"""

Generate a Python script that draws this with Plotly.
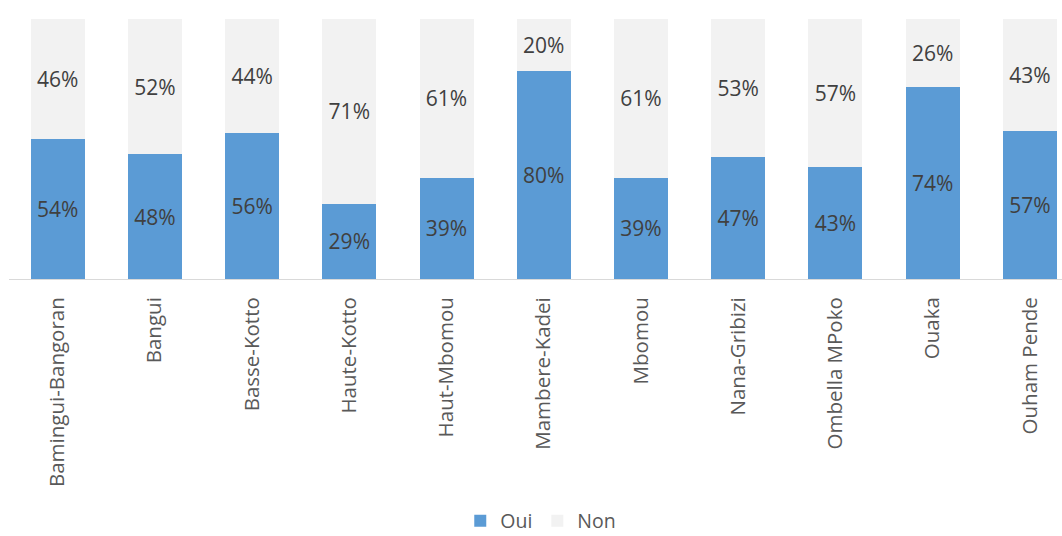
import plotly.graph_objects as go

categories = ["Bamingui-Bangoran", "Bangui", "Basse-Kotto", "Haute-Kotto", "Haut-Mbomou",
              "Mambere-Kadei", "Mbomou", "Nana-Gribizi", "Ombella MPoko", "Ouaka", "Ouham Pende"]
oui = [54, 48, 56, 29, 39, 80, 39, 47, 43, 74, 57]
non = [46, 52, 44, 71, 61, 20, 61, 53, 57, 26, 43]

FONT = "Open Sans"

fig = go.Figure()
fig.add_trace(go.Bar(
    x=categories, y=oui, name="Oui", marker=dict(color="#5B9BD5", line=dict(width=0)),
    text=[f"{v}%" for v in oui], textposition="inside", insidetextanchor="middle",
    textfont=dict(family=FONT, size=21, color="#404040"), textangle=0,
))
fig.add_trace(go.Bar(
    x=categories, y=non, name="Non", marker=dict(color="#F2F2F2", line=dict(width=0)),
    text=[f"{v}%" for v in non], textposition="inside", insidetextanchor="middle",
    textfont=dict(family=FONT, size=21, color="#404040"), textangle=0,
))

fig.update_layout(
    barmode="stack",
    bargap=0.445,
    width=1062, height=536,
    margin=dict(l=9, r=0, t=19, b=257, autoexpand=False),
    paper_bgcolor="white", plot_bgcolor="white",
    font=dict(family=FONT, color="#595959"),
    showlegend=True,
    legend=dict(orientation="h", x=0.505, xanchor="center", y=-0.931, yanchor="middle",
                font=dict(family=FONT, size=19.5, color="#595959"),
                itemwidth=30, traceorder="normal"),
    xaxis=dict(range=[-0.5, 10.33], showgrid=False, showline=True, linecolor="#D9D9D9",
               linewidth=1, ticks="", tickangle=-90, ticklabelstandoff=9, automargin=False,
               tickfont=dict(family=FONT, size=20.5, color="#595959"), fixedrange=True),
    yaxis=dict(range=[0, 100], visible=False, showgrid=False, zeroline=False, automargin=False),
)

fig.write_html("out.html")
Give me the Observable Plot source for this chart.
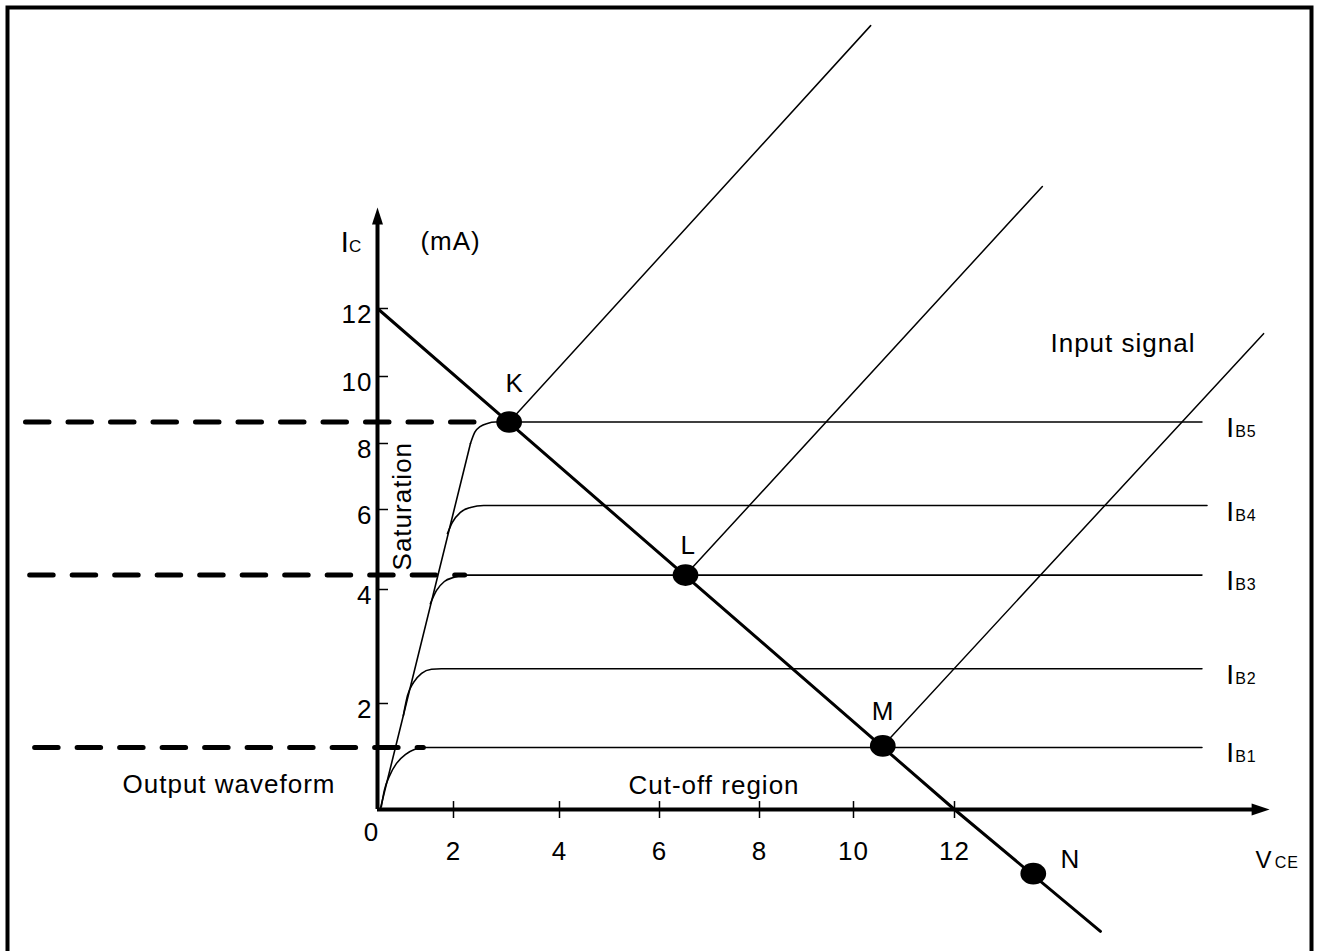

"""

_Problem_
From the material above, reproduce everything verbatim except the pictures.

_Full answer_
Generate a Python script that draws this with Plotly.
import plotly.graph_objects as go

categories = ["Bamingui-Bangoran", "Bangui", "Basse-Kotto", "Haute-Kotto", "Haut-Mbomou",
              "Mambere-Kadei", "Mbomou", "Nana-Gribizi", "Ombella MPoko", "Ouaka", "Ouham Pende"]
oui = [54, 48, 56, 29, 39, 80, 39, 47, 43, 74, 57]
non = [46, 52, 44, 71, 61, 20, 61, 53, 57, 26, 43]

FONT = "Open Sans"

fig = go.Figure()
fig.add_trace(go.Bar(
    x=categories, y=oui, name="Oui", marker=dict(color="#5B9BD5", line=dict(width=0)),
    text=[f"{v}%" for v in oui], textposition="inside", insidetextanchor="middle",
    textfont=dict(family=FONT, size=21, color="#404040"), textangle=0,
))
fig.add_trace(go.Bar(
    x=categories, y=non, name="Non", marker=dict(color="#F2F2F2", line=dict(width=0)),
    text=[f"{v}%" for v in non], textposition="inside", insidetextanchor="middle",
    textfont=dict(family=FONT, size=21, color="#404040"), textangle=0,
))

fig.update_layout(
    barmode="stack",
    bargap=0.445,
    width=1062, height=536,
    margin=dict(l=9, r=0, t=19, b=257, autoexpand=False),
    paper_bgcolor="white", plot_bgcolor="white",
    font=dict(family=FONT, color="#595959"),
    showlegend=True,
    legend=dict(orientation="h", x=0.505, xanchor="center", y=-0.931, yanchor="middle",
                font=dict(family=FONT, size=19.5, color="#595959"),
                itemwidth=30, traceorder="normal"),
    xaxis=dict(range=[-0.5, 10.33], showgrid=False, showline=True, linecolor="#D9D9D9",
               linewidth=1, ticks="", tickangle=-90, ticklabelstandoff=9, automargin=False,
               tickfont=dict(family=FONT, size=20.5, color="#595959"), fixedrange=True),
    yaxis=dict(range=[0, 100], visible=False, showgrid=False, zeroline=False, automargin=False),
)

fig.write_html("out.html")
Give me the Observable Plot source for this chart.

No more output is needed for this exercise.